» **AIM OF THE EXERCISE**:
Transcribe the material word for word, but without the images.

--- BEGIN ---

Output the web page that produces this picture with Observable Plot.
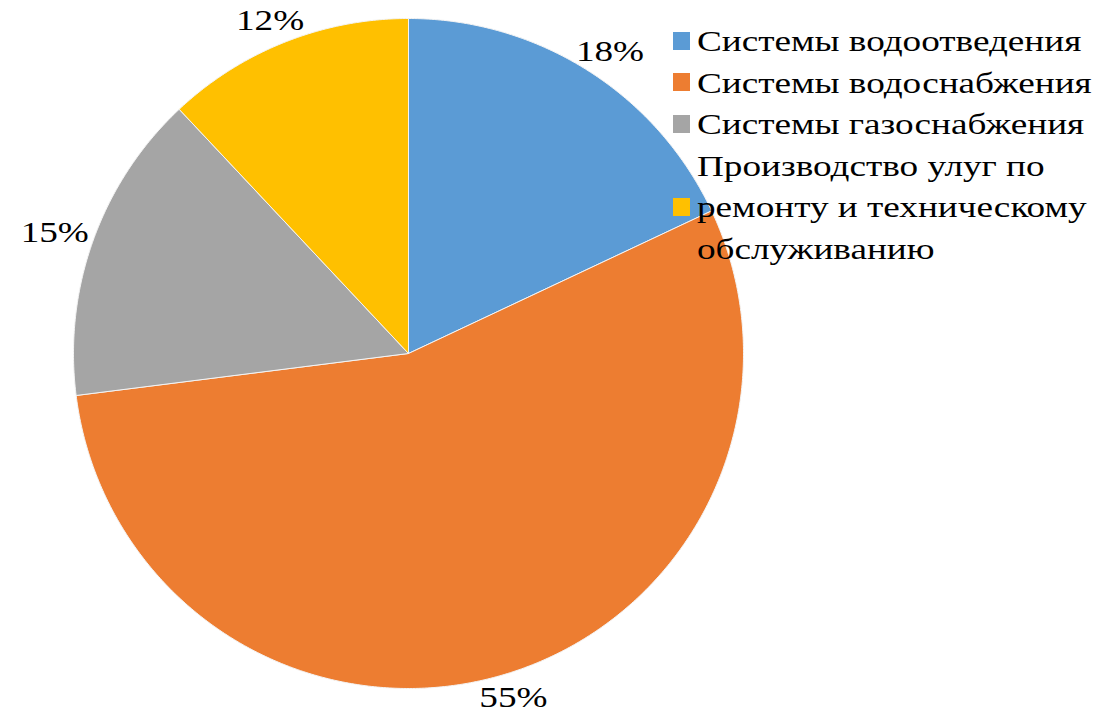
<!DOCTYPE html>
<html><head><meta charset="utf-8">
<script src="https://cdn.jsdelivr.net/npm/d3@7"></script>
<script src="https://cdn.jsdelivr.net/npm/@observablehq/plot@0.6"></script>
<style>
body{margin:0;background:#fff;}
#wrap{position:relative;width:1101px;height:714px;}
#legend{position:absolute;left:673px;top:20px;font-family:"Liberation Serif","Times New Roman",serif;font-size:30px;line-height:41.6px;color:#000;}
.item{display:flex;align-items:center;}
.sw{width:17px;height:18px;margin-right:7px;flex:none;}
.lbl{width:340px;transform:scaleX(1.24);transform-origin:left center;}
</style>
</head><body><div id="wrap"></div>
<script>
const categories = ["Системы водоотведения","Системы водоснабжения","Системы газоснабжения","Производство улуг по ремонту и техническому обслуживанию"];
const values = [18, 55, 15, 12];
const colors = ["#5B9BD5","#ED7D31","#A5A5A5","#FFC000"];
const labels = ["18%","55%","15%","12%"];

const R = 335; // pixel radius used only to convert label box offsets
const total = d3.sum(values);
const pts = [];
const lab = [];
let acc = 0;
categories.forEach((c, i) => {
  const a0 = acc / total * 2 * Math.PI;
  acc += values[i];
  const a1 = acc / total * 2 * Math.PI;
  pts.push({cat: c, x: 0, y: 0});
  const n = Math.max(2, Math.ceil((a1 - a0) / (Math.PI / 360)));
  for (let k = 0; k <= n; k++) {
    const a = a0 + (a1 - a0) * k / n;
    pts.push({cat: c, x: Math.sin(a), y: Math.cos(a)});
  }
  pts.push({cat: c, x: 0, y: 0});
  const am = (a0 + a1) / 2;
  const s = Math.sin(am), co = Math.cos(am);
  const rr = 1 + 8 / R;
  lab.push({text: labels[i], x: rr * s + s * 33 / R, y: rr * co + co * 15 / R});
});

const chart = Plot.plot({
  width: 1101, height: 714,
  marginLeft: 73, marginRight: 358, marginTop: 18, marginBottom: 26,
  x: {domain: [-1, 1], axis: null},
  y: {domain: [-1, 1], axis: null},
  color: {domain: categories, range: colors},
  style: {fontFamily: "'Liberation Serif', 'Times New Roman', serif", background: "#fff", overflow: "visible"},
  marks: [
    Plot.line(pts, {x: "x", y: "y", z: "cat", fill: "cat", stroke: "#f4f4f4", strokeWidth: 1, curve: "linear"}),
    Plot.text(lab, {x: "x", y: "y", text: "text", fontSize: 30, fill: "#000"})
  ]
});
const wrap = document.getElementById("wrap");
wrap.appendChild(chart);
chart.querySelectorAll("text").forEach(t => {
  const tr = t.getAttribute("transform");
  if (tr) t.setAttribute("transform", tr + " scale(1.24,1)");
});

const leg = document.createElement("div");
leg.id = "legend";
categories.forEach((c, i) => {
  const it = document.createElement("div");
  it.className = "item";
  const sw = document.createElement("div");
  sw.className = "sw"; sw.style.background = colors[i];
  const lb = document.createElement("div");
  lb.className = "lbl"; lb.textContent = c;
  it.appendChild(sw); it.appendChild(lb);
  leg.appendChild(it);
});
wrap.appendChild(leg);
</script>
</body></html>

--- END ---

» **ANSWER TO THIS PROBLEM**:
Output the web page that produces this picture with Observable Plot.
<!DOCTYPE html>
<html><head><meta charset="utf-8">
<script src="https://cdn.jsdelivr.net/npm/d3@7"></script>
<script src="https://cdn.jsdelivr.net/npm/@observablehq/plot@0.6"></script>
<style>
body{margin:0;background:#fff;}
#wrap{position:relative;width:1101px;height:714px;}
#legend{position:absolute;left:673px;top:20px;font-family:"Liberation Serif","Times New Roman",serif;font-size:30px;line-height:41.6px;color:#000;}
.item{display:flex;align-items:center;}
.sw{width:17px;height:18px;margin-right:7px;flex:none;}
.lbl{width:340px;transform:scaleX(1.24);transform-origin:left center;}
</style>
</head><body><div id="wrap"></div>
<script>
const categories = ["Системы водоотведения","Системы водоснабжения","Системы газоснабжения","Производство улуг по ремонту и техническому обслуживанию"];
const values = [18, 55, 15, 12];
const colors = ["#5B9BD5","#ED7D31","#A5A5A5","#FFC000"];
const labels = ["18%","55%","15%","12%"];

const R = 335; // pixel radius used only to convert label box offsets
const total = d3.sum(values);
const pts = [];
const lab = [];
let acc = 0;
categories.forEach((c, i) => {
  const a0 = acc / total * 2 * Math.PI;
  acc += values[i];
  const a1 = acc / total * 2 * Math.PI;
  pts.push({cat: c, x: 0, y: 0});
  const n = Math.max(2, Math.ceil((a1 - a0) / (Math.PI / 360)));
  for (let k = 0; k <= n; k++) {
    const a = a0 + (a1 - a0) * k / n;
    pts.push({cat: c, x: Math.sin(a), y: Math.cos(a)});
  }
  pts.push({cat: c, x: 0, y: 0});
  const am = (a0 + a1) / 2;
  const s = Math.sin(am), co = Math.cos(am);
  const rr = 1 + 8 / R;
  lab.push({text: labels[i], x: rr * s + s * 33 / R, y: rr * co + co * 15 / R});
});

const chart = Plot.plot({
  width: 1101, height: 714,
  marginLeft: 73, marginRight: 358, marginTop: 18, marginBottom: 26,
  x: {domain: [-1, 1], axis: null},
  y: {domain: [-1, 1], axis: null},
  color: {domain: categories, range: colors},
  style: {fontFamily: "'Liberation Serif', 'Times New Roman', serif", background: "#fff", overflow: "visible"},
  marks: [
    Plot.line(pts, {x: "x", y: "y", z: "cat", fill: "cat", stroke: "#f4f4f4", strokeWidth: 1, curve: "linear"}),
    Plot.text(lab, {x: "x", y: "y", text: "text", fontSize: 30, fill: "#000"})
  ]
});
const wrap = document.getElementById("wrap");
wrap.appendChild(chart);
chart.querySelectorAll("text").forEach(t => {
  const tr = t.getAttribute("transform");
  if (tr) t.setAttribute("transform", tr + " scale(1.24,1)");
});

const leg = document.createElement("div");
leg.id = "legend";
categories.forEach((c, i) => {
  const it = document.createElement("div");
  it.className = "item";
  const sw = document.createElement("div");
  sw.className = "sw"; sw.style.background = colors[i];
  const lb = document.createElement("div");
  lb.className = "lbl"; lb.textContent = c;
  it.appendChild(sw); it.appendChild(lb);
  leg.appendChild(it);
});
wrap.appendChild(leg);
</script>
</body></html>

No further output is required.